(Entries with chart source code)
··········

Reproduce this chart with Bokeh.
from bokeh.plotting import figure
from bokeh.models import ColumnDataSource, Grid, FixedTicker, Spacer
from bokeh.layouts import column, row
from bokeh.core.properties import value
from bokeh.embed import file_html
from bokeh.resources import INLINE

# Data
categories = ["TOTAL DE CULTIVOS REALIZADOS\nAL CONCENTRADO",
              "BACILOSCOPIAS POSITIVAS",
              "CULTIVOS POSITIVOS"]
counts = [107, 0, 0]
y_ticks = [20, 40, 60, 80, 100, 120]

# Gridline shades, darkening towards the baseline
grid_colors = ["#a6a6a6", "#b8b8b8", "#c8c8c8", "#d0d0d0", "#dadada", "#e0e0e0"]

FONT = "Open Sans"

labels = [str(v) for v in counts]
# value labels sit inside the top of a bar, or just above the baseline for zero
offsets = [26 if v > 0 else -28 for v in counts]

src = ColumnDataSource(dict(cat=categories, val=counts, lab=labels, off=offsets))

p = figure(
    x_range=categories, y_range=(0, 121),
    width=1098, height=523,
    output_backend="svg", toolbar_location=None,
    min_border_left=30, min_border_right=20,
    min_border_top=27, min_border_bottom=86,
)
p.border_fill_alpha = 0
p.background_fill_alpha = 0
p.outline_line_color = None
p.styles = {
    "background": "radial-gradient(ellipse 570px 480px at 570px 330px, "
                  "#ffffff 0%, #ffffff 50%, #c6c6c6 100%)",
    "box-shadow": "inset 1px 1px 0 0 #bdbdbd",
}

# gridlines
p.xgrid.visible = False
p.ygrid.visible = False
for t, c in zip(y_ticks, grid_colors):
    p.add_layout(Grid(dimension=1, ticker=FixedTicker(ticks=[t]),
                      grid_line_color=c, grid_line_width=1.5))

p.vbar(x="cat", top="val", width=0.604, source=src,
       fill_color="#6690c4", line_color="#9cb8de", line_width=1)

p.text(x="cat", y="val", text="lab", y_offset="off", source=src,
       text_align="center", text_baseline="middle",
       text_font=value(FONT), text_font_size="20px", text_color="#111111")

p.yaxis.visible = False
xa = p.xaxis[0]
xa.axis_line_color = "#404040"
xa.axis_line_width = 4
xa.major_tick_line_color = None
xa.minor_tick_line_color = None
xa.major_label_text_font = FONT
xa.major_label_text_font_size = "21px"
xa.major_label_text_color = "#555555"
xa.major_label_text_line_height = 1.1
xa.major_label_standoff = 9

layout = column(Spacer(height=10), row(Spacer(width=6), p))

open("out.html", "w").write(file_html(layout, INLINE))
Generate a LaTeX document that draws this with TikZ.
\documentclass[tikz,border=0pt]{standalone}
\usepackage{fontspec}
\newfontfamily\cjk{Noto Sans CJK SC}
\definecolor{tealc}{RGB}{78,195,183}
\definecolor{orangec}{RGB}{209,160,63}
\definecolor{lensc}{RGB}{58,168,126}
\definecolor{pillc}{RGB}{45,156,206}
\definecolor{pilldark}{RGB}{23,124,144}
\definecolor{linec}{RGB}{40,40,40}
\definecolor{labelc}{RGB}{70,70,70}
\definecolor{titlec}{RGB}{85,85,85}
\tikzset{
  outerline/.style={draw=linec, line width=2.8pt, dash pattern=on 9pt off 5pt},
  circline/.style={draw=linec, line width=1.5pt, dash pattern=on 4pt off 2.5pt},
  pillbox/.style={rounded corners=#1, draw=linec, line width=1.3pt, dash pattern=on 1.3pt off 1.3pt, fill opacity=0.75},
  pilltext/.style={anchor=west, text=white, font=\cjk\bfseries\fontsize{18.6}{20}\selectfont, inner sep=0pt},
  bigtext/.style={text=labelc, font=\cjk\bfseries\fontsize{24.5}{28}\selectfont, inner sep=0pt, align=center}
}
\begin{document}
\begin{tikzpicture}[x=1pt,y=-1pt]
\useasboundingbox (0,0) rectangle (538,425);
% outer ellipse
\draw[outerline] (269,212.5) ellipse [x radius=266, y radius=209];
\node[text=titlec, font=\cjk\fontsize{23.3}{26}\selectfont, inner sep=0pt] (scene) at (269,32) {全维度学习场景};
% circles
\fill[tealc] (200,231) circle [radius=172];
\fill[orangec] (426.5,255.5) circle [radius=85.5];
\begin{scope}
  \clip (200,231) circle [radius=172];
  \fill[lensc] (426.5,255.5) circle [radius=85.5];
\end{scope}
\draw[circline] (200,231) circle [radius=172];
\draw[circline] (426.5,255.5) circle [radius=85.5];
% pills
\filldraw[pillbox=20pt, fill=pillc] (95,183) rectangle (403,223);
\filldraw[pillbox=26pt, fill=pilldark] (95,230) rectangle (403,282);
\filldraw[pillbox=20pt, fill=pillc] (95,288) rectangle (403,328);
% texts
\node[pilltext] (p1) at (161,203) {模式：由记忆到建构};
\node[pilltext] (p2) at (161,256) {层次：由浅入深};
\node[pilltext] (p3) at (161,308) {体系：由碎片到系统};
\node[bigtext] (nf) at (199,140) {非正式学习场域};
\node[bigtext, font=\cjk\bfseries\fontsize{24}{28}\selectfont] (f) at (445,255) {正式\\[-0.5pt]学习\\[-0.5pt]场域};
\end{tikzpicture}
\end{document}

··········

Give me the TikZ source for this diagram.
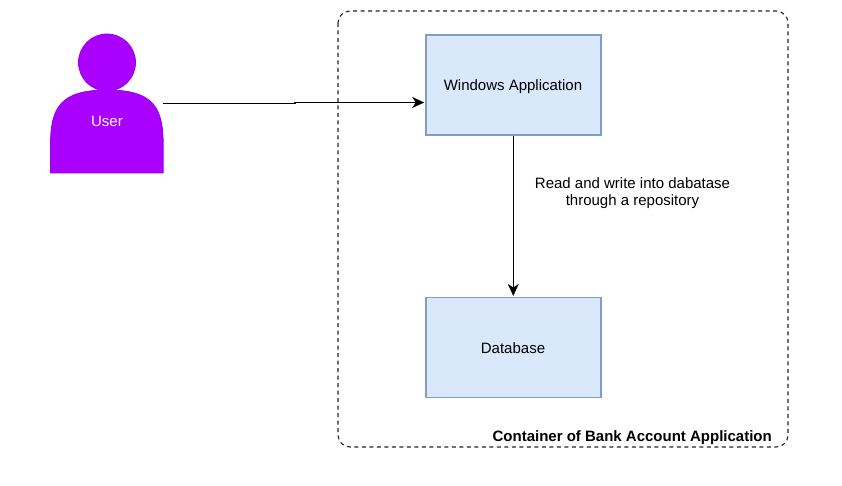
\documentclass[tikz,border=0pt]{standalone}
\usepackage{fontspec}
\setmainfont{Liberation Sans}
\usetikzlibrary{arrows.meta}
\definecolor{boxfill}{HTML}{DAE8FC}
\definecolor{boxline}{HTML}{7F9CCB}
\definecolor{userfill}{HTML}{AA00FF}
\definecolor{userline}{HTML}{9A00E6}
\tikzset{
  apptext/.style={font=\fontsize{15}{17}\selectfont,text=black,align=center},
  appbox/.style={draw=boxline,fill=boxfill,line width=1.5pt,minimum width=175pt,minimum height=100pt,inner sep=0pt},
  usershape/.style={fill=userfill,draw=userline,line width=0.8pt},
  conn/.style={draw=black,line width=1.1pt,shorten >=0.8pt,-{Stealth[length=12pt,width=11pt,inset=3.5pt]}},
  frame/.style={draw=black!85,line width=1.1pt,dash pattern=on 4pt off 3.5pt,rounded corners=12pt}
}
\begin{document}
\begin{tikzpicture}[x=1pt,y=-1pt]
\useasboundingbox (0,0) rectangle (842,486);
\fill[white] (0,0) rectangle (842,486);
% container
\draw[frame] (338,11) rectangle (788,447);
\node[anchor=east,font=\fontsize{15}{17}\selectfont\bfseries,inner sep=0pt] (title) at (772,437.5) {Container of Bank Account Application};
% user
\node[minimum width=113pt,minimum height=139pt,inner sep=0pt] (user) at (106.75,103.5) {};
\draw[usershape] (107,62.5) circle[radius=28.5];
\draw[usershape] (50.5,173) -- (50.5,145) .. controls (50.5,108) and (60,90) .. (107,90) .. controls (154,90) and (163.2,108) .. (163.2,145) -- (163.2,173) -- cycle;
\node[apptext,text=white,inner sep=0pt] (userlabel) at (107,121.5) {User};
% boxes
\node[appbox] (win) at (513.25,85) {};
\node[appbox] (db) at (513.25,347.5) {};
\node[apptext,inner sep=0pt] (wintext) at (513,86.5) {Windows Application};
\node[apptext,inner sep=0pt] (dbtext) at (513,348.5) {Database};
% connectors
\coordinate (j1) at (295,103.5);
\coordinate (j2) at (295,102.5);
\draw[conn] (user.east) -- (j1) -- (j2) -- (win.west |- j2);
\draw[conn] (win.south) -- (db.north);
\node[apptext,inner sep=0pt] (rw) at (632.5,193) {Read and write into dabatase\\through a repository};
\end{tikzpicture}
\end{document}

··········

» DIRECTIONS FOR THIS TASK
Extract the lines of the preceding material that run from the line with "Reproduce this chart with Bokeh." through the line with "from bokeh.resources import INLINE", inclusive, reproducing them exactly and adding nothing.

» SOLVED EXERCISE
Reproduce this chart with Bokeh.
from bokeh.plotting import figure
from bokeh.models import ColumnDataSource, Grid, FixedTicker, Spacer
from bokeh.layouts import column, row
from bokeh.core.properties import value
from bokeh.embed import file_html
from bokeh.resources import INLINE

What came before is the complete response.